現代のシノ笛「みさと笛」について

みさと笛は、現代のシノ笛です。
 
シノ笛は、シノ竹と呼ばれる細めの女竹で作られ、指孔が表側に六つまたは七つ開いています。
祭囃子・神楽・獅子舞など地方の祭りに使われてきた笛は、村の笛方が自作したもので吹奏し伝承してきたものが多く、正確な音階音が出るようにとの考えで作られているのでなく、作りやすい、押さえやすいという理由で指孔を等間隔にそして同じ大きさにして作られています。

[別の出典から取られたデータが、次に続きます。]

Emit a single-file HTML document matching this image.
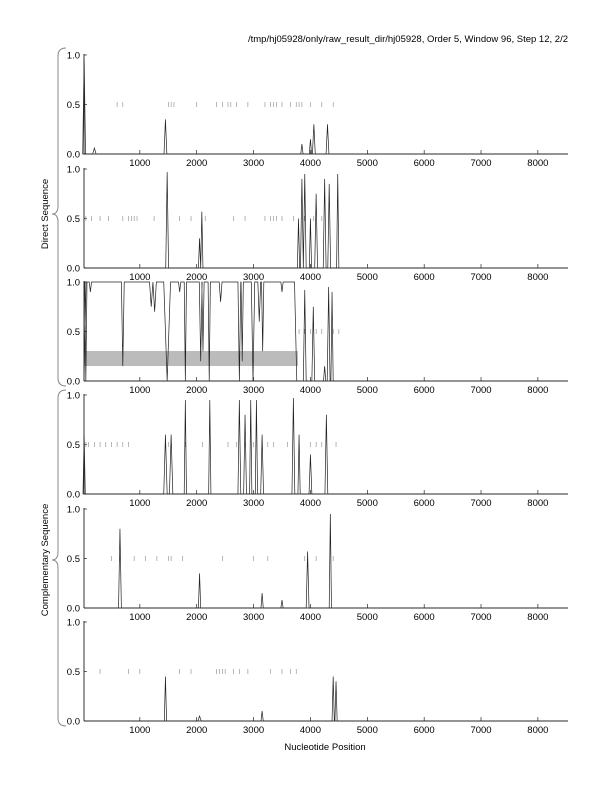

これらの笛を、シノ笛の分類上「囃子用とか古典調」などと称しています。笛の音高を表すのに何本調子という言い方をしますが、例えば同じ六本調子といっても作る人によって音高が半音以上異なる場合があります。
 
民謡や長唄、歌舞伎の下座音楽等に使っているシノ笛は、唄に合わせ笛を吹奏することから、これにできるだけ叶うよう作られたシノ笛は「唄用」と分類されます。次に示す「ドレミ調」や「みさと笛」に比べ半音の幅が狭いですが、味わいがあることから上記の演奏等では唄用のシノ笛が依然使われています。
 
最近「ドレミ調」と呼ばれるシノ笛が作られるようになってきました。洋楽の平均律に近い音階となるよう調整されています。したがって洋楽器との合奏も可能になってきました。
 
みさと笛は「ドレミ調」のさらに進化したシノ笛です。平均律に基づく正確な製管、乙音・甲音へ移行する際に自然な音の推移(同じ音質を維持)を可能にするため、裏孔を開けたこと、そして乙音の下(筒音)を移動ド唱法のシにするなど工夫を凝らしたもので、より優れた演奏に寄与するように製管しています。
 
みさと笛の名前の由来ですが、「さと」は里(さと)とか故郷(ふるさと)を連想させ親しみやすく、「み」は美称や語調を整えるために添える接頭語で特に意味はありませんが、奥ゆかしい感じになるようにとの想いで命名しています。